A 2015 memorandum of understanding between the Superior Court and the county recited that, pursuant to a Government Code provision, “the sheriff is responsible for the necessary level of court security services” and spelled out: “Such services shall include the following: maintaining the custody and security of defendants in criminal cases while they are in court holding facilities.” 

The Court of Appeal observed:

“The Penal Code also does not authorize a magistrate to make a ruling in a defendant’s criminal case that impacts or undermines the memorandum of understanding between the superior court and the sheriff under section 69926 of the Government Code, and nowhere in the Penal Code is a judicial officer authorized to issue a county-wide decree of any kind while sitting as a magistrate in a defendant’s criminal case.”

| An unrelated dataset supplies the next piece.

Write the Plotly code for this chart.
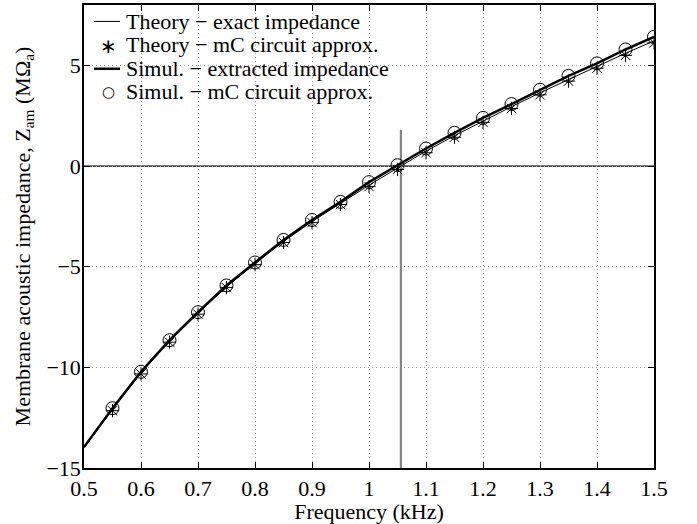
import plotly.graph_objects as go

freq = [0.5, 0.55, 0.6, 0.65, 0.7, 0.75, 0.8, 0.85, 0.9, 0.95, 1.0,
        1.05, 1.1, 1.15, 1.2, 1.25, 1.3, 1.35, 1.4, 1.45, 1.5]
theory_exact = [-14.0, -12.1, -10.28, -8.71, -7.32, -6.0, -4.85, -3.75, -2.76, -1.85, -0.95,
                -0.10, 0.74, 1.51, 2.25, 2.95, 3.64, 4.31, 4.95, 5.60, 6.22]
simul_extracted = [-13.96, -12.03, -10.22, -8.65, -7.26, -5.93, -4.79, -3.67, -2.68, -1.78, -0.80,
                   0.04, 0.87, 1.65, 2.39, 3.08, 3.79, 4.48, 5.10, 5.79, 6.42]
mk_freq = freq[1:]
theory_mc = [-12.15, -10.33, -8.75, -7.36, -6.04, -4.90, -3.80, -2.81, -1.91, -1.02,
             -0.17, 0.66, 1.43, 2.17, 2.86, 3.54, 4.22, 4.86, 5.50, 6.12]
simul_mc = [-12.03, -10.22, -8.65, -7.26, -5.93, -4.79, -3.67, -2.68, -1.78, -0.80,
            0.04, 0.87, 1.65, 2.39, 3.08, 3.79, 4.48, 5.10, 5.79, 6.42]
f_res = 1.056
vline_top = 1.8
legend_labels = ["Theory − exact impedance", "Theory − mC circuit approx.",
                 "Simul. − extracted impedance", "Simul. − mC circuit approx."]

FONT = "Liberation Serif, Times New Roman, Times, serif"
FS = 22
W, H = 697, 524
ML, MR, MT, MB = 84, 43, 3, 56
PW, PH = W - ML - MR, H - MT - MB


def px(x):
    return (x - ML) / PW


def py(y):
    return 1 - (y - MT) / PH


fig = go.Figure()
fig.add_trace(go.Scatter(x=freq, y=theory_exact, mode="lines",
                         line=dict(color="black", width=1), name=legend_labels[0]))
fig.add_trace(go.Scatter(x=mk_freq, y=theory_mc, mode="markers",
                         marker=dict(symbol="asterisk-open", size=11, color="black",
                                     line=dict(color="black", width=1)),
                         name=legend_labels[1]))
fig.add_trace(go.Scatter(x=freq, y=simul_extracted, mode="lines",
                         line=dict(color="black", width=2.5), name=legend_labels[2]))
fig.add_trace(go.Scatter(x=mk_freq, y=simul_mc, mode="markers",
                         marker=dict(symbol="circle-open", size=13, color="black",
                                     line=dict(color="black", width=1)),
                         name=legend_labels[3]))

fig.add_shape(type="line", xref="x", yref="y", x0=f_res, x1=f_res, y0=-15, y1=vline_top,
              line=dict(color="#858585", width=2.2), layer="between")
fig.add_shape(type="line", xref="paper", yref="y", x0=0, x1=1, y0=0, y1=0,
              line=dict(color="black", width=1.2), layer="between")

# legend box (drawn as annotations so the rows are as tight as the original)
rows = [19.5, 43, 67, 90]
fig.add_shape(type="rect", xref="paper", yref="paper", x0=px(ML + 1), x1=px(368),
              y0=py(101), y1=py(MT + 1), fillcolor="white", line=dict(width=0), layer="between")
fig.add_shape(type="line", xref="paper", yref="paper", x0=px(94), x1=px(120),
              y0=py(rows[0]), y1=py(rows[0]), line=dict(color="black", width=1))
fig.add_shape(type="line", xref="paper", yref="paper", x0=px(94), x1=px(120),
              y0=py(rows[2]), y1=py(rows[2]), line=dict(color="black", width=2.5))
fig.add_annotation(xref="paper", yref="paper", x=px(108), y=py(rows[1] + 1), text="∗",
                   showarrow=False, xanchor="center", yanchor="middle",
                   font=dict(family="DejaVu Sans", size=20, color="black"))
fig.add_annotation(xref="paper", yref="paper", x=px(108), y=py(rows[3]), text="○",
                   showarrow=False, xanchor="center", yanchor="middle",
                   font=dict(family="DejaVu Sans", size=15, color="black"))
for r, lab in zip(rows, legend_labels):
    fig.add_annotation(xref="paper", yref="paper", x=px(124), y=py(r), text=lab,
                       showarrow=False, xanchor="left", yanchor="middle",
                       font=dict(family=FONT, size=FS, color="black"))

axis_common = dict(showline=True, linecolor="black", linewidth=1.5, mirror="allticks",
                   ticks="inside", ticklen=6, tickcolor="black",
                   showgrid=True, gridcolor="#9a9a9a", griddash="1px,3px", gridwidth=1,
                   zeroline=False, tickfont=dict(family=FONT, size=FS, color="black"))
fig.update_xaxes(range=[0.5, 1.5], dtick=0.1, tick0=0.5,
                 title=dict(text="Frequency (kHz)", font=dict(family=FONT, size=FS, color="black"),
                            standoff=0),
                 **axis_common)
fig.update_yaxes(range=[-15, 8], tickvals=[-15, -10, -5, 0, 5], ticklabelstandoff=-3,
                 title=dict(text="Membrane acoustic impedance, Z<sub>am</sub> (MΩ<sub>a</sub>)",
                            font=dict(family=FONT, size=FS, color="black"), standoff=10),
                 **axis_common)
fig.update_layout(
    width=W, height=H,
    margin=dict(l=ML, r=MR, t=MT, b=MB),
    plot_bgcolor="white", paper_bgcolor="white",
    font=dict(family=FONT, size=FS, color="black"),
    showlegend=False,
)
fig.write_html("out.html")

The opinion points out that “[a]lthough a magistrate’s power is limited, counsel’s in-custody pretrial defendants are not without a remedy,” citing three code sections:

Government Code §27706(g) provides: “Upon the order of the court or upon the request of the person involved, the public defender may represent any person who is not financially able to employ counsel in a proceeding of any nature relating to the nature or conditions of detention, of other restrictions prior to adjudication, of treatment, or of punishment resulting from criminal or juvenile proceedings.”

Civil Code §3420 says: “Preventive relief is granted by injunction, provisional or final.”

Code of Civil Procedure §526 authorizes injunctions for such purposes as preventing “great or irreparable injury” “some act in violation of the rights” of a party.

The case is County of Orange v. Superior Court, G058596.

 The Los Angeles County Sheriff’s Department has no blanket shackling policy.